Every record must be transcribed in its entirety, apart from the images, which are to be omitted.

**Input records**

★ ★ ★

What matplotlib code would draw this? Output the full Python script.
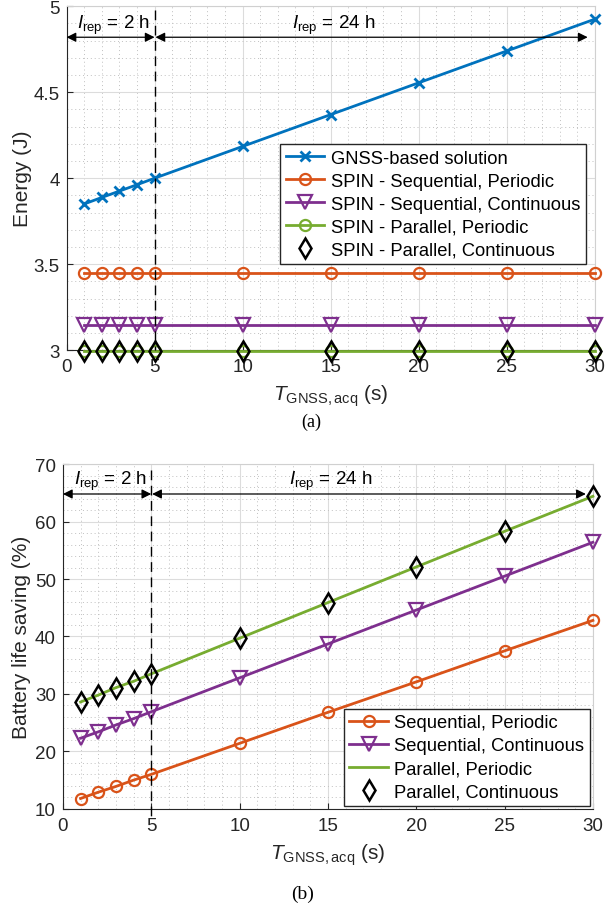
#!/usr/bin/env python
"""Energy and battery life saving vs GNSS acquisition time."""

import matplotlib
matplotlib.use("Agg")
import matplotlib.pyplot as plt
from matplotlib.ticker import MultipleLocator

plt.rcParams["font.family"] = ["Liberation Sans", "DejaVu Sans"]
plt.rcParams["mathtext.fontset"] = "custom"
plt.rcParams["mathtext.rm"] = "Liberation Sans"
plt.rcParams["mathtext.it"] = "Liberation Sans:italic"

# data
t_acq = [1, 2, 3, 4, 5, 10, 15, 20, 25, 30]

energy_gnss = [3.85, 3.888, 3.925, 3.962, 4.0, 4.185, 4.37, 4.555, 4.74, 4.925]
energy_seq_per = [3.45] * 10
energy_seq_cont = [3.145] * 10
energy_par_per = [2.995] * 10
energy_par_cont = [2.995] * 10

save_seq_per = [11.8, 12.9, 13.9, 15.0, 16.0, 21.4, 26.8, 32.1, 37.5, 42.8]
save_seq_cont = [22.3, 23.4, 24.6, 25.7, 26.9, 32.8, 38.7, 44.6, 50.5, 56.4]
save_par_per = [28.6, 29.8, 31.1, 32.2, 33.5, 39.7, 45.9, 52.1, 58.3, 64.4]
save_par_cont = [28.6, 29.8, 31.1, 32.2, 33.5, 39.7, 45.9, 52.1, 58.3, 64.4]

BLUE = "#0072BD"
ORANGE = "#D95319"
PURPLE = "#7E2F8E"
GREEN = "#77AC30"
DARK = "#262626"

XLABEL = r"$T_{\mathrm{GNSS,acq}}$ (s)"

LEG = dict(fontsize=13.2, frameon=True, fancybox=False, edgecolor=DARK,
           framealpha=1, handlelength=2.1, handletextpad=0.35,
           borderpad=0.3, labelspacing=0.33, borderaxespad=0.0)


def style_axes(ax, ymin, ymax, ymaj, ymin_step):
    ax.set_xlim(0, 30)
    ax.set_ylim(ymin, ymax)
    ax.xaxis.set_major_locator(MultipleLocator(5))
    ax.xaxis.set_minor_locator(MultipleLocator(1))
    ax.yaxis.set_major_locator(MultipleLocator(ymaj))
    ax.yaxis.set_minor_locator(MultipleLocator(ymin_step))
    ax.grid(which="major", color="#dcdcdc", linewidth=0.8)
    ax.grid(which="minor", color="#c0c0c0", linestyle=(0, (1, 3)), linewidth=0.7)
    ax.set_axisbelow(True)
    ax.tick_params(which="both", direction="in", colors=DARK, labelsize=13.5,
                   top=False, right=False)
    ax.tick_params(which="minor", length=0)
    ax.tick_params(axis="x", which="major", length=4, pad=6)
    ax.tick_params(axis="y", which="major", length=4, pad=5)
    for s in ("left", "bottom"):
        ax.spines[s].set_color(DARK)
    for s in ("top", "right"):
        ax.spines[s].set_color("#d0d0d0")
    ax.set_xlabel(XLABEL, fontsize=15, color=DARK, labelpad=5)


def interval_marks(ax, yarrow, ytext, ytop, ybot):
    ax.plot([5, 5], [ytop, ybot], color="black", linestyle=(0, (7, 4)),
            linewidth=1.0, clip_on=False, zorder=4)
    ax.annotate("", xy=(0, yarrow), xytext=(5, yarrow),
                arrowprops=dict(arrowstyle="<|-|>", color="black", lw=0.9,
                                mutation_scale=14, shrinkA=0, shrinkB=0))
    ax.annotate("", xy=(5.05, yarrow), xytext=(29.6, yarrow),
                arrowprops=dict(arrowstyle="<|-|>", color="black", lw=0.9,
                                mutation_scale=14, shrinkA=0, shrinkB=0))
    ax.text(0.6, ytext, r"$I_{\mathrm{rep}}$ = 2 h", fontsize=13.5, va="bottom")
    ax.text(12.8, ytext, r"$I_{\mathrm{rep}}$ = 24 h", fontsize=13.5, va="bottom")


fig = plt.figure(figsize=(6.05, 9.12), dpi=100)

# (a) energy
ax1 = fig.add_axes([0.110, 0.615, 0.873, 0.377])
style_axes(ax1, 3, 5, 0.5, 0.1)
ax1.plot(t_acq, energy_gnss, color=BLUE, lw=2, marker="x", ms=6.5, mew=2,
         label="GNSS-based solution", clip_on=False, zorder=3)
ax1.plot(t_acq, energy_seq_per, color=ORANGE, lw=2, marker="o", ms=8, mew=1.6,
         mfc="none", label="SPIN - Sequential, Periodic", clip_on=False, zorder=3)
ax1.plot(t_acq, energy_seq_cont, color=PURPLE, lw=2, marker="v", ms=9.5, mew=1.6,
         mfc="none", label="SPIN - Sequential, Continuous", clip_on=False, zorder=3)
ax1.plot(t_acq, energy_par_per, color=GREEN, lw=2, marker="o", ms=8, mew=1.6,
         mfc="none", label="SPIN - Parallel, Periodic", clip_on=False, zorder=3)
ax1.plot(t_acq, energy_par_cont, color="black", lw=0, marker="d", ms=10, mew=1.8,
         mfc="none", label="SPIN - Parallel, Continuous", clip_on=False, zorder=4)
ax1.set_ylabel("Energy (J)", fontsize=15, color=DARK, labelpad=1)
ax1.yaxis.set_major_formatter(plt.FuncFormatter(lambda v, p: f"{v:g}"))
interval_marks(ax1, 4.82, 4.83, 4.98, 3.0)
ax1.legend(loc="upper right", bbox_to_anchor=(0.983, 0.599), **LEG)

fig.text(0.515, 0.537, "(a)", ha="center", va="center", fontsize=13,
         family=["Liberation Serif", "DejaVu Serif"])

# (b) battery life saving
ax2 = fig.add_axes([0.104, 0.112, 0.876, 0.378])
style_axes(ax2, 10, 70, 10, 2)
ax2.plot(t_acq, save_seq_per, color=ORANGE, lw=2, marker="o", ms=8, mew=1.6,
         mfc="none", label="Sequential, Periodic", clip_on=False, zorder=3)
ax2.plot(t_acq, save_seq_cont, color=PURPLE, lw=2, marker="v", ms=9.5, mew=1.6,
         mfc="none", label="Sequential, Continuous", clip_on=False, zorder=3)
ax2.plot(t_acq, save_par_per, color=GREEN, lw=2,
         label="Parallel, Periodic", clip_on=False, zorder=3)
ax2.plot(t_acq, save_par_cont, color="black", lw=0, marker="d", ms=10, mew=1.8,
         mfc="none", label="Parallel, Continuous", clip_on=False, zorder=4)
ax2.set_ylabel("Battery life saving (%)", fontsize=15, color=DARK, labelpad=3)
interval_marks(ax2, 64.8, 65.2, 69, 8.5)
ax2.legend(loc="lower right", bbox_to_anchor=(0.994, 0.009), **LEG)

fig.text(0.5, 0.019, "(b)", ha="center", va="center", fontsize=14,
         family=["Liberation Serif", "DejaVu Serif"])

fig.savefig("out.png", dpi=100, facecolor="white")
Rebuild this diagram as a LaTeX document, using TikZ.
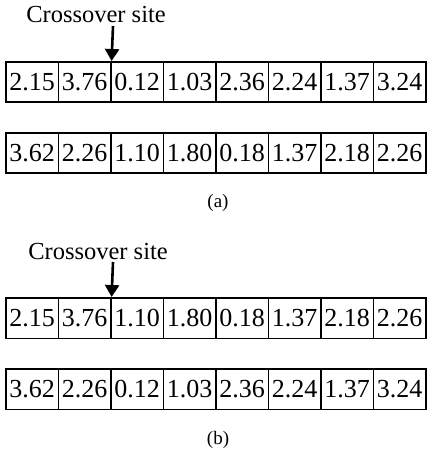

★ ★ ★

**Response to the task**
What matplotlib code would draw this? Output the full Python script.
#!/usr/bin/env python
"""Energy and battery life saving vs GNSS acquisition time."""

import matplotlib
matplotlib.use("Agg")
import matplotlib.pyplot as plt
from matplotlib.ticker import MultipleLocator

plt.rcParams["font.family"] = ["Liberation Sans", "DejaVu Sans"]
plt.rcParams["mathtext.fontset"] = "custom"
plt.rcParams["mathtext.rm"] = "Liberation Sans"
plt.rcParams["mathtext.it"] = "Liberation Sans:italic"

# data
t_acq = [1, 2, 3, 4, 5, 10, 15, 20, 25, 30]

energy_gnss = [3.85, 3.888, 3.925, 3.962, 4.0, 4.185, 4.37, 4.555, 4.74, 4.925]
energy_seq_per = [3.45] * 10
energy_seq_cont = [3.145] * 10
energy_par_per = [2.995] * 10
energy_par_cont = [2.995] * 10

save_seq_per = [11.8, 12.9, 13.9, 15.0, 16.0, 21.4, 26.8, 32.1, 37.5, 42.8]
save_seq_cont = [22.3, 23.4, 24.6, 25.7, 26.9, 32.8, 38.7, 44.6, 50.5, 56.4]
save_par_per = [28.6, 29.8, 31.1, 32.2, 33.5, 39.7, 45.9, 52.1, 58.3, 64.4]
save_par_cont = [28.6, 29.8, 31.1, 32.2, 33.5, 39.7, 45.9, 52.1, 58.3, 64.4]

BLUE = "#0072BD"
ORANGE = "#D95319"
PURPLE = "#7E2F8E"
GREEN = "#77AC30"
DARK = "#262626"

XLABEL = r"$T_{\mathrm{GNSS,acq}}$ (s)"

LEG = dict(fontsize=13.2, frameon=True, fancybox=False, edgecolor=DARK,
           framealpha=1, handlelength=2.1, handletextpad=0.35,
           borderpad=0.3, labelspacing=0.33, borderaxespad=0.0)


def style_axes(ax, ymin, ymax, ymaj, ymin_step):
    ax.set_xlim(0, 30)
    ax.set_ylim(ymin, ymax)
    ax.xaxis.set_major_locator(MultipleLocator(5))
    ax.xaxis.set_minor_locator(MultipleLocator(1))
    ax.yaxis.set_major_locator(MultipleLocator(ymaj))
    ax.yaxis.set_minor_locator(MultipleLocator(ymin_step))
    ax.grid(which="major", color="#dcdcdc", linewidth=0.8)
    ax.grid(which="minor", color="#c0c0c0", linestyle=(0, (1, 3)), linewidth=0.7)
    ax.set_axisbelow(True)
    ax.tick_params(which="both", direction="in", colors=DARK, labelsize=13.5,
                   top=False, right=False)
    ax.tick_params(which="minor", length=0)
    ax.tick_params(axis="x", which="major", length=4, pad=6)
    ax.tick_params(axis="y", which="major", length=4, pad=5)
    for s in ("left", "bottom"):
        ax.spines[s].set_color(DARK)
    for s in ("top", "right"):
        ax.spines[s].set_color("#d0d0d0")
    ax.set_xlabel(XLABEL, fontsize=15, color=DARK, labelpad=5)


def interval_marks(ax, yarrow, ytext, ytop, ybot):
    ax.plot([5, 5], [ytop, ybot], color="black", linestyle=(0, (7, 4)),
            linewidth=1.0, clip_on=False, zorder=4)
    ax.annotate("", xy=(0, yarrow), xytext=(5, yarrow),
                arrowprops=dict(arrowstyle="<|-|>", color="black", lw=0.9,
                                mutation_scale=14, shrinkA=0, shrinkB=0))
    ax.annotate("", xy=(5.05, yarrow), xytext=(29.6, yarrow),
                arrowprops=dict(arrowstyle="<|-|>", color="black", lw=0.9,
                                mutation_scale=14, shrinkA=0, shrinkB=0))
    ax.text(0.6, ytext, r"$I_{\mathrm{rep}}$ = 2 h", fontsize=13.5, va="bottom")
    ax.text(12.8, ytext, r"$I_{\mathrm{rep}}$ = 24 h", fontsize=13.5, va="bottom")


fig = plt.figure(figsize=(6.05, 9.12), dpi=100)

# (a) energy
ax1 = fig.add_axes([0.110, 0.615, 0.873, 0.377])
style_axes(ax1, 3, 5, 0.5, 0.1)
ax1.plot(t_acq, energy_gnss, color=BLUE, lw=2, marker="x", ms=6.5, mew=2,
         label="GNSS-based solution", clip_on=False, zorder=3)
ax1.plot(t_acq, energy_seq_per, color=ORANGE, lw=2, marker="o", ms=8, mew=1.6,
         mfc="none", label="SPIN - Sequential, Periodic", clip_on=False, zorder=3)
ax1.plot(t_acq, energy_seq_cont, color=PURPLE, lw=2, marker="v", ms=9.5, mew=1.6,
         mfc="none", label="SPIN - Sequential, Continuous", clip_on=False, zorder=3)
ax1.plot(t_acq, energy_par_per, color=GREEN, lw=2, marker="o", ms=8, mew=1.6,
         mfc="none", label="SPIN - Parallel, Periodic", clip_on=False, zorder=3)
ax1.plot(t_acq, energy_par_cont, color="black", lw=0, marker="d", ms=10, mew=1.8,
         mfc="none", label="SPIN - Parallel, Continuous", clip_on=False, zorder=4)
ax1.set_ylabel("Energy (J)", fontsize=15, color=DARK, labelpad=1)
ax1.yaxis.set_major_formatter(plt.FuncFormatter(lambda v, p: f"{v:g}"))
interval_marks(ax1, 4.82, 4.83, 4.98, 3.0)
ax1.legend(loc="upper right", bbox_to_anchor=(0.983, 0.599), **LEG)

fig.text(0.515, 0.537, "(a)", ha="center", va="center", fontsize=13,
         family=["Liberation Serif", "DejaVu Serif"])

# (b) battery life saving
ax2 = fig.add_axes([0.104, 0.112, 0.876, 0.378])
style_axes(ax2, 10, 70, 10, 2)
ax2.plot(t_acq, save_seq_per, color=ORANGE, lw=2, marker="o", ms=8, mew=1.6,
         mfc="none", label="Sequential, Periodic", clip_on=False, zorder=3)
ax2.plot(t_acq, save_seq_cont, color=PURPLE, lw=2, marker="v", ms=9.5, mew=1.6,
         mfc="none", label="Sequential, Continuous", clip_on=False, zorder=3)
ax2.plot(t_acq, save_par_per, color=GREEN, lw=2,
         label="Parallel, Periodic", clip_on=False, zorder=3)
ax2.plot(t_acq, save_par_cont, color="black", lw=0, marker="d", ms=10, mew=1.8,
         mfc="none", label="Parallel, Continuous", clip_on=False, zorder=4)
ax2.set_ylabel("Battery life saving (%)", fontsize=15, color=DARK, labelpad=3)
interval_marks(ax2, 64.8, 65.2, 69, 8.5)
ax2.legend(loc="lower right", bbox_to_anchor=(0.994, 0.009), **LEG)

fig.text(0.5, 0.019, "(b)", ha="center", va="center", fontsize=14,
         family=["Liberation Serif", "DejaVu Serif"])

fig.savefig("out.png", dpi=100, facecolor="white")
Rebuild this diagram as a LaTeX document, using TikZ.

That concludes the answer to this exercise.